Dataset content |
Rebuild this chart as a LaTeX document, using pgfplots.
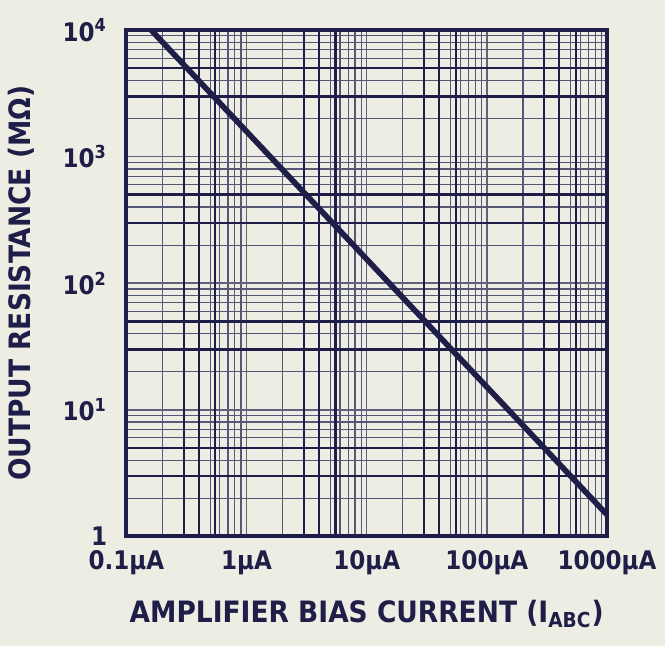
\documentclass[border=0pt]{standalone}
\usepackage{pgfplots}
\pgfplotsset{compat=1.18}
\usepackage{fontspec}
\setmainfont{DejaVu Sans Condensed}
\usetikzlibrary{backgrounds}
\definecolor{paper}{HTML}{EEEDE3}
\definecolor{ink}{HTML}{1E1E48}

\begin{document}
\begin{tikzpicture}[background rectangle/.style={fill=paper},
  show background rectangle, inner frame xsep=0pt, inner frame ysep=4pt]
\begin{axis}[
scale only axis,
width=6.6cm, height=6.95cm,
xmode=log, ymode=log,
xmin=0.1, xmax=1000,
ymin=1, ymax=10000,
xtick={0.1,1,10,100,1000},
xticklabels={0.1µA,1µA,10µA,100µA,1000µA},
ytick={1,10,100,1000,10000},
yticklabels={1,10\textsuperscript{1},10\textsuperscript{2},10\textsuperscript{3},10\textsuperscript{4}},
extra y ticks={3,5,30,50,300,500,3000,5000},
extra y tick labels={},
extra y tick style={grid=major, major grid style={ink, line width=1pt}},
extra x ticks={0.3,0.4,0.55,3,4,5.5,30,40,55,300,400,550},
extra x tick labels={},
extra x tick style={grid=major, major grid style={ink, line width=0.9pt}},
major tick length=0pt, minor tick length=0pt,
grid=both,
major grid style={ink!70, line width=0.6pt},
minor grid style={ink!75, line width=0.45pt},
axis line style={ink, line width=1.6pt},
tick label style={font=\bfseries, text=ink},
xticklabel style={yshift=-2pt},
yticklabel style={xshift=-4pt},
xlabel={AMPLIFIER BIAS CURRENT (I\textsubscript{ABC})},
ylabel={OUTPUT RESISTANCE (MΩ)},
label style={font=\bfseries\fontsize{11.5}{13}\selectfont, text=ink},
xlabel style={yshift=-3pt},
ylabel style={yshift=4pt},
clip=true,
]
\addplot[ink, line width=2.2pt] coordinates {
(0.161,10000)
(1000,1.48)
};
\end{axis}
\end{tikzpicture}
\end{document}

Short task |
Copy the material above in full and exactly, skipping pictures.

Answer for this exercise |
Rebuild this chart as a LaTeX document, using pgfplots.
\documentclass[border=0pt]{standalone}
\usepackage{pgfplots}
\pgfplotsset{compat=1.18}
\usepackage{fontspec}
\setmainfont{DejaVu Sans Condensed}
\usetikzlibrary{backgrounds}
\definecolor{paper}{HTML}{EEEDE3}
\definecolor{ink}{HTML}{1E1E48}

\begin{document}
\begin{tikzpicture}[background rectangle/.style={fill=paper},
  show background rectangle, inner frame xsep=0pt, inner frame ysep=4pt]
\begin{axis}[
scale only axis,
width=6.6cm, height=6.95cm,
xmode=log, ymode=log,
xmin=0.1, xmax=1000,
ymin=1, ymax=10000,
xtick={0.1,1,10,100,1000},
xticklabels={0.1µA,1µA,10µA,100µA,1000µA},
ytick={1,10,100,1000,10000},
yticklabels={1,10\textsuperscript{1},10\textsuperscript{2},10\textsuperscript{3},10\textsuperscript{4}},
extra y ticks={3,5,30,50,300,500,3000,5000},
extra y tick labels={},
extra y tick style={grid=major, major grid style={ink, line width=1pt}},
extra x ticks={0.3,0.4,0.55,3,4,5.5,30,40,55,300,400,550},
extra x tick labels={},
extra x tick style={grid=major, major grid style={ink, line width=0.9pt}},
major tick length=0pt, minor tick length=0pt,
grid=both,
major grid style={ink!70, line width=0.6pt},
minor grid style={ink!75, line width=0.45pt},
axis line style={ink, line width=1.6pt},
tick label style={font=\bfseries, text=ink},
xticklabel style={yshift=-2pt},
yticklabel style={xshift=-4pt},
xlabel={AMPLIFIER BIAS CURRENT (I\textsubscript{ABC})},
ylabel={OUTPUT RESISTANCE (MΩ)},
label style={font=\bfseries\fontsize{11.5}{13}\selectfont, text=ink},
xlabel style={yshift=-3pt},
ylabel style={yshift=4pt},
clip=true,
]
\addplot[ink, line width=2.2pt] coordinates {
(0.161,10000)
(1000,1.48)
};
\end{axis}
\end{tikzpicture}
\end{document}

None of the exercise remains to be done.